Samantha, the six-year-old, and my wife, Christine, preferred the camp pool to the lake. "Watch me go underwater," Sami would say, only to say it again five seconds later.

She would hold her nose, go under and pop up again a second or two later, her blond hair slicked back like a seal's head. She gulped water every once in a while and coughed, but never worried about dunking her head again.

"Want to see me do the dead man's float?" she chirped. She would put her hands out and hover, face-down in the water, like a shipwreck victim, then come up giggling.

At night, Christine and I wondered what the crackling sounds were in the trees above the tent.

As usual, I had a hard time starting the fire with the green wood they sell you. I barely got enough of a blaze to roast our marshmallows.

In the middle of the night, I awoke and sat up startled in my sleeping bag. There was an orange flickering glow in front of the tent. Some spark had been smoldering among the logs for hours, and now, when I no longer wanted it, a perfect little campfire was crackling.

One thing I was determined to do this year was take the kids on a boat ride. I have fond memories of my Dad rowing Mom and me around Brewer Lake when I was a little kid and looking down through the water on a sunny day, thinking the abyss below went all the way to the Earth's core.
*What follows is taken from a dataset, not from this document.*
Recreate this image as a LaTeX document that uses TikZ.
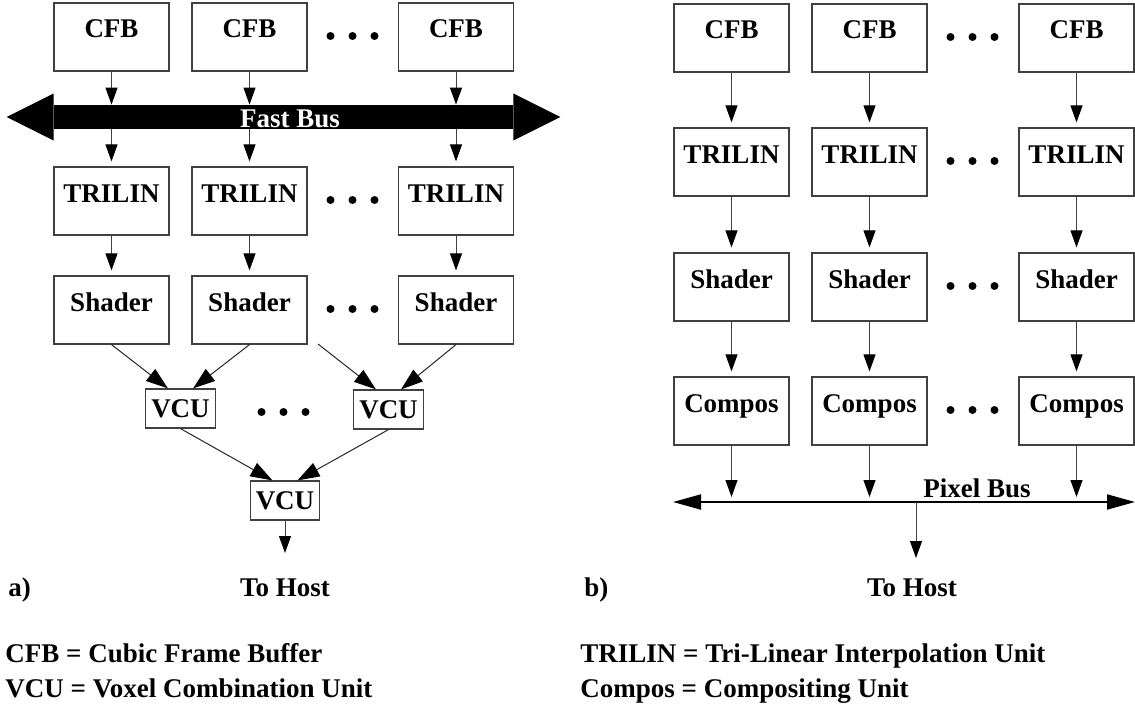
\documentclass[tikz,border=0pt]{standalone}
\usepackage{fontspec}
\setmainfont{Liberation Serif}
\usetikzlibrary{arrows.meta}
\newcommand\ellipsisrow[2]{\foreach \k in {-22,0,22} {\fill (#1+\k,#2) circle (2pt);}}
\begin{document}
\begin{tikzpicture}[x=0.5pt,y=-0.5pt,
  font=\fontsize{13.5}{16}\selectfont\bfseries,
  unitbox/.style={draw=black!75,line width=0.6pt,minimum width=57.5pt,
    text height=17.5pt,text depth=16.5pt,inner sep=0pt,anchor=base},
  vcubox/.style={draw=black!75,line width=0.6pt,inner xsep=2.75pt,
    inner ysep=0pt,text height=14pt,text depth=5.5pt,anchor=base},
  flow/.style={draw=black!75,line width=0.5pt,
    -{Triangle[length=8.5pt,width=6pt,color=black]}},
  merge/.style={draw=black!85,line width=0.5pt,
    -{Triangle[length=11pt,width=7.5pt,color=black]}},
  gap/.style={shorten >=2.5pt},
  busline/.style={line width=1pt,
    {Triangle[length=14pt,width=7.5pt]}-{Triangle[length=14pt,width=7.5pt]}},
  txt/.style={inner sep=0pt,anchor=base}]
 \useasboundingbox (0,0) rectangle (1135,712);
 % a) fast bus
 \foreach \i/\xp in {1/111.5,2/249.5,3/456} {
   \node[unitbox] (cfbA\i) at (\xp,38) {CFB};
   \node[unitbox] (trlA\i) at (\xp,202) {TRILIN};
   \node[unitbox] (shdA\i) at (\xp,311) {Shader};
 }
 \node[fill=black,minimum width=229.5pt,minimum height=12pt,
   inner sep=0pt] (fbus) at (283.5,117) {};
 \fill (fbus.west) ++(0,-23.5) -- ++(-47,23.5) -- ++(47,23.5) -- cycle;
 \fill (fbus.east) ++(0,-23.5) -- ++(47,23.5) -- ++(-47,23.5) -- cycle;
 \node[txt,text=white] (fbtxt) at (290,127) {Fast Bus};
 \foreach \i in {1,2,3} {
   \draw[flow] (cfbA\i.south) -- (cfbA\i.south |- fbus.north);
   \draw[flow,gap] (cfbA\i.south |- fbus.south) -- (trlA\i.north);
   \draw[flow,gap] (trlA\i) -- (shdA\i);
 }
 \ellipsisrow{352.5}{36}
 \ellipsisrow{352.5}{200}
 \ellipsisrow{352.5}{309}
 \node[vcubox] (vcuA1) at (180.5,417) {VCU};
 \node[vcubox] (vcuA2) at (388.5,418) {VCU};
 \node[vcubox] (vcuA3) at (285,509) {VCU};
 \ellipsisrow{283.5}{412}
 \coordinate (shdAx) at (318,344);
 \draw[merge] (shdA1.south) -- (vcuA1.122);
 \draw[merge] (shdA2.south) -- (vcuA1.58);
 \draw[merge] (shdAx) -- (vcuA2.122);
 \draw[merge] (shdA3.south) -- (vcuA2.58);
 \draw[merge] (vcuA1.south) -- (vcuA3.122);
 \draw[merge] (vcuA2.south) -- (vcuA3.58);
 \coordinate (hostA) at (285,553);
 \draw[flow] (vcuA3.south) -- (hostA);
 \node[txt] (hostAtxt) at (285,596) {To Host};
 \node[txt,anchor=base west] (labA) at (8,596) {a)};
 % b) pixel bus
 \foreach \i/\xp in {1/731.5,2/869.5,3/1076.5} {
   \node[unitbox] (cfbB\i) at (\xp,39) {CFB};
   \node[unitbox] (trlB\i) at (\xp,163) {TRILIN};
   \node[unitbox] (shdB\i) at (\xp,288) {Shader};
   \node[unitbox] (cmpB\i) at (\xp,412) {Compos};
   \draw[flow,gap] (cfbB\i) -- (trlB\i);
   \draw[flow,gap] (trlB\i) -- (shdB\i);
   \draw[flow,gap] (shdB\i) -- (cmpB\i);
 }
 \ellipsisrow{972.5}{37}
 \ellipsisrow{972.5}{161}
 \ellipsisrow{972.5}{286}
 \ellipsisrow{972.5}{410}
 \coordinate (pbusW) at (673,502);
 \coordinate (pbusE) at (1135,502);
 \draw[busline] (pbusW) -- (pbusE);
 \foreach \i in {1,2,3}
   \draw[flow,gap] (cmpB\i) -- (cmpB\i |- pbusW);
 \node[txt,anchor=base west] (pbtxt) at (923,497) {Pixel Bus};
 \coordinate (pbusX) at (916,502);
 \coordinate (hostB) at (916,558);
 \draw[flow] (pbusX) -- (hostB);
 \node[txt] (hostBtxt) at (912,596) {To Host};
 \node[txt,anchor=base west] (labB) at (584,596) {b)};
 % legend
 \node[txt,anchor=base west] (keyCFB) at (5,662) {CFB = Cubic Frame Buffer};
 \node[txt,anchor=base west] (keyVCU) at (5,697) {VCU = Voxel Combination Unit};
 \node[txt,anchor=base west] (keyTRL) at (580,662) {TRILIN = Tri-Linear Interpolation Unit};
 \node[txt,anchor=base west] (keyCMP) at (580,697) {Compos = Compositing Unit};
\end{tikzpicture}
\end{document}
One of the oars from that boat later became our family Christmas tree, as I have written about before.

We all walked down to the camp boathouse where I was treated to a scene right out of a Rockwell painting. The boathouse man, Mr. Charon let's call him, was sitting there playing cribbage at his rough-wood bench. Oars and bright orange life-preservers festooned the walls.

"The wind's just coming off the lake," he said. "You're going to row and row and get nowhere."

In a moment of Griswoldian ardor for family memory-making, I refused to take advice. Our vessel was to be an aluminum rowboat with a puddle under the seats. Samantha promptly had her thumb crushed between the hull and the dock as she tried to hold the boat steady while her mother got in. We put Wesley up front and he was immediately worried.

Mr. Charon came out onto the dock as we were rowing away and said, "I'll help him out. Ready everybody? Row, row, row your boat!" He sang, grinning. Probably took me for an out-of-stater.

"Dad!" Wesley kept hollering. "I don't think you're supposed to go that way. You're running into the rope. Dad!"

Now I know why ship's captains in movies are always so grumpy, yelling at the crew and calling them scoundrels and what-have-you.

This boat did not want to be steered. Its favorite direction was in a circle. Mr. Charon's predictions were correct, but I rowed on, taking us down the shoreline, past the tents and the people grilling meat. We rounded a horn of land and the kids were absolutely moaning with fear. They had that much faith in my nautical capabilities.

"You're going too far!" Sami wailed.

We could see the hot dogs on the grills at camp!

My hands began to ache almost immediately, and I found myself thinking of that Far Side cartoon where the man on the slave barge hollers that he thinks he might have a splinter.

With much effort and a few near collisions, we arrived back at the boathouse. Mr. Charon was still grinning and playing cribbage.

Alas, all good things end, and we came home to Rockland after a few days, feeling much more relaxed.

As I pulled a fish hook out of my flip-flop, I considered it a badge of honor. We didn't catch any fish, but we also didn't let the summer get away.